UPDATE 1 - PRA opens door to more UK SRT
The Prudential Regulatory Authority opened a consultation period on Tuesday on proposed changes to the treatment of securitisations that could broaden the appeal of significant risk transfer transactions and allow for a wider range of structures.
The PRA is considering changing the way some banks calculate the capital treatment of securitisation positions – which could unlock the benefits of securitisation to a larger number of UK banks – and has also set out its approach for supervising unfunded credit protection in SRTs, potentially bringing in insurers as investors.
The proposals are broadly in line with what the PRA set out in a discussion paper in November 2023. The review of the regulations is part of the process of repealing and replacing EU laws following the UK's departure from the bloc in January 2020. The PRA has asked market participants to respond by January 15.
If the proposals are implemented as expected, smaller UK banks that use the standardised approach for calculating risk-weighted assets could close their first transactions under the new regime shortly after it comes into effect at the beginning of 2026.
"The universe we see is 25 challenger banks and our conservative prediction is that there will be two to five transactions being prepared next year to be closed at the start of 2026," said Jeremy Hermant, a senior adviser at Alantra who was previously head of capital markets at one such lender, Allica Bank, overseeing its first SRT, which closed earlier this year.
Banks looking to be among the first to benefit from new framework will have to start working on their projects now, as a debut transaction can take 12 months to bring to fruition.
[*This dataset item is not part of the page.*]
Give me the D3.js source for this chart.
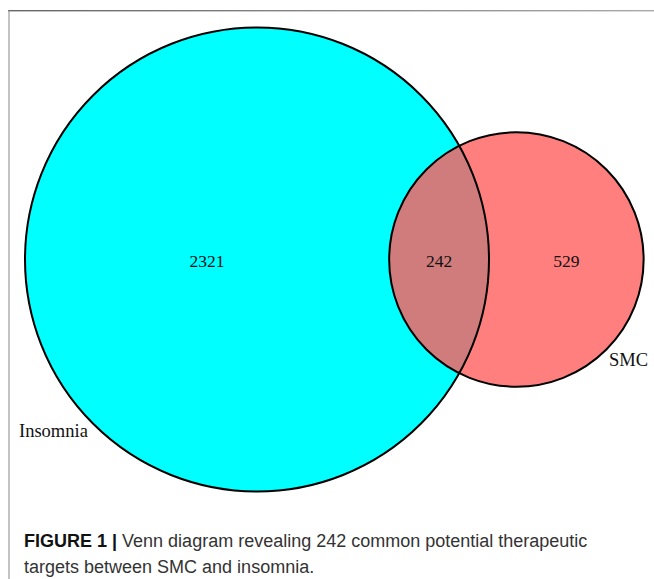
<!DOCTYPE html>
<html>
<head>
<meta charset="utf-8">
<script src="https://cdn.jsdelivr.net/npm/d3@7"></script>
<style>
  html, body { margin: 0; padding: 0; background: #fff; }
  svg { display: block; }
</style>
</head>
<body>
<svg id="chart" width="654" height="579"></svg>
<script>
// ---- data ----
const setNames = ["Insomnia", "SMC"];
const onlyCounts = [2321, 529];
const overlapCount = 242;
const captionBold = "FIGURE 1 |";
const captionLines = [
  "Venn diagram revealing 242 common potential therapeutic",
  "targets between SMC and insomnia."
];
const setColors = ["#00FFFF", "#FF7F7F"];
const overlapColor = "#D07C7C";

// ---- geometry ----
const totals = onlyCounts.map(c => c + overlapCount);
const rScale = d3.scaleSqrt().domain([0, totals[0]]).range([0, 232]);
const r1 = rScale(totals[0]), r2 = rScale(totals[1]);
const pxPerUnit = Math.PI * r1 * r1 / totals[0];
const targetArea = overlapCount * pxPerUnit;

function lensArea(d) {
  if (d >= r1 + r2) return 0;
  if (d <= Math.abs(r1 - r2)) return Math.PI * Math.min(r1, r2) ** 2;
  const a1 = Math.acos((d*d + r1*r1 - r2*r2) / (2*d*r1));
  const a2 = Math.acos((d*d + r2*r2 - r1*r1) / (2*d*r2));
  const k = Math.sqrt((-d+r1+r2)*(d+r1-r2)*(d-r1+r2)*(d+r1+r2));
  return r1*r1*a1 + r2*r2*a2 - 0.5*k;
}
let lo = Math.abs(r1 - r2), hi = r1 + r2;
for (let i = 0; i < 60; i++) {
  const mid = (lo + hi) / 2;
  if (lensArea(mid) > targetArea) lo = mid; else hi = mid;
}
const dist = (lo + hi) / 2;

const cx1 = 257, cy = 259.5;
const cx2 = cx1 + dist;
const ix = cx1 + (dist*dist + r1*r1 - r2*r2) / (2*dist);
const ih = Math.sqrt(r1*r1 - (ix - cx1) ** 2);

const svg = d3.select("#chart");

// frame
const grad = svg.append("defs").append("linearGradient")
  .attr("id", "topLine").attr("x1", "0").attr("x2", "1");
grad.append("stop").attr("offset", "0").attr("stop-color", "#666");
grad.append("stop").attr("offset", "1").attr("stop-color", "#aaa");
svg.append("rect").attr("x", 8).attr("y", 10).attr("width", 660).attr("height", 1.4)
  .attr("fill", "url(#topLine)");
svg.append("line").attr("x1", 9).attr("x2", 9).attr("y1", 10).attr("y2", 579)
  .attr("stroke", "#888").attr("stroke-width", 1);

// circles
const circles = [
  {cx: cx1, r: r1, fill: setColors[0]},
  {cx: cx2, r: r2, fill: setColors[1]}
];
svg.selectAll("circle.set").data(circles).join("circle")
  .attr("class", "set")
  .attr("cx", d => d.cx).attr("cy", cy).attr("r", d => d.r)
  .attr("fill", d => d.fill);

// overlap lens
const lens = `M${ix},${cy - ih} A${r2},${r2} 0 0 0 ${ix},${cy + ih} A${r1},${r1} 0 0 0 ${ix},${cy - ih} Z`;
svg.append("path").attr("d", lens).attr("fill", overlapColor);

// outlines
svg.selectAll("circle.outline").data(circles).join("circle")
  .attr("class", "outline")
  .attr("cx", d => d.cx).attr("cy", cy).attr("r", d => d.r)
  .attr("fill", "none").attr("stroke", "#000").attr("stroke-width", 2);

// region labels (midpoints along horizontal line through centres)
const leftA = cx1 - r1, leftB = cx2 - r2, rightA = cx1 + r1, rightB = cx2 + r2;
const regionLabels = [
  {x: (leftA + leftB) / 2, t: onlyCounts[0]},
  {x: (leftB + rightA) / 2, t: overlapCount},
  {x: (rightA + rightB) / 2, t: onlyCounts[1]}
];
svg.selectAll("text.num").data(regionLabels).join("text")
  .attr("class", "num")
  .attr("x", d => d.x).attr("y", cy + 7)
  .attr("text-anchor", "middle")
  .attr("font-family", "'Liberation Serif', 'Times New Roman', serif")
  .attr("font-size", 17.5).attr("fill", "#111")
  .text(d => d.t);

// set labels
const catPos = [
  {x: 19, y: 437, anchor: "start"},
  {x: 609, y: 366, anchor: "start"}
];
svg.selectAll("text.cat").data(setNames).join("text")
  .attr("class", "cat")
  .attr("x", (d, i) => catPos[i].x).attr("y", (d, i) => catPos[i].y)
  .attr("text-anchor", (d, i) => catPos[i].anchor)
  .attr("font-family", "'Liberation Serif', 'Times New Roman', serif")
  .attr("font-size", 18.5).attr("fill", "#111")
  .text(d => d);

// caption
const cap = svg.append("g")
  .attr("font-family", "'Liberation Sans', Arial, sans-serif")
  .attr("font-size", 18).attr("fill", "#333");
const l1 = cap.append("text").attr("x", 24).attr("y", 547);
l1.append("tspan").attr("font-weight", "bold").attr("fill", "#111").text(captionBold);
l1.append("tspan").text(" " + captionLines[0]);
cap.append("text").attr("x", 24).attr("y", 573).text(captionLines[1]);
</script>
</body>
</html>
And the PRA will want them to keep the complexity of their transactions to a minimum.
“The PRA appears to want to seriously support the SRT market competitiveness," said Hermant. "However the current regulatory notification process stays in place, which will probably avoid a flurry of – to put it politely – unbridled creativity in structures.”
The regulator is also expected to take a cautious approach with regard to unfunded SRTs, in which banks buy protection from insurance companies against losses in loan portfolios to achieve capital relief.
“They are taking a principle-based approach, which means the PRA seems to be looking at insurance companies carefully to see which ones are buying SRTs and providing protection," said Hermant. "The criteria for unfunded SRT protection that will help to avoid additional risks are yet to be defined.”
Divergence
The changes to capital requirement rules are intended to mitigate the impact of the implementation of Basel III, especially the so-called output floor that is designed to reduce inconsistencies in the treatment of securitisations.
The EU has already tackled this by reducing a parameter known as the p-factor in specific cases but the PRA has taken a different approach.
Under the PRA proposals, banks using the standardised approach would be able to use a formula to calculate the p-factor depending on the characteristics of the securitisation exposures.
"It's a clear fix, it makes transactions more efficient and there is definitely a range of asset classes for which it is going to start working well," said Hermant.
Another change to the EU’s securitisation framework since 2020 has been the rollout of the simple, transparent and standardised label, which now conveys favourable capital treatment to synthetic transactions having previously only been applicable to true-sale securitisations.
The PRA does not agree with the move and is not proposing an extension of the benefits of the STS label to synthetic securitisations.
"The PRA remains of the view, taking account of responses to [the discussion paper], that extending the preferential capital treatment for STS securitisations currently set out in the Securitisation Chapter of the CRR to synthetic securitisations when replacing it with PRA rules would not, on the whole, advance its objectives," the regulator said.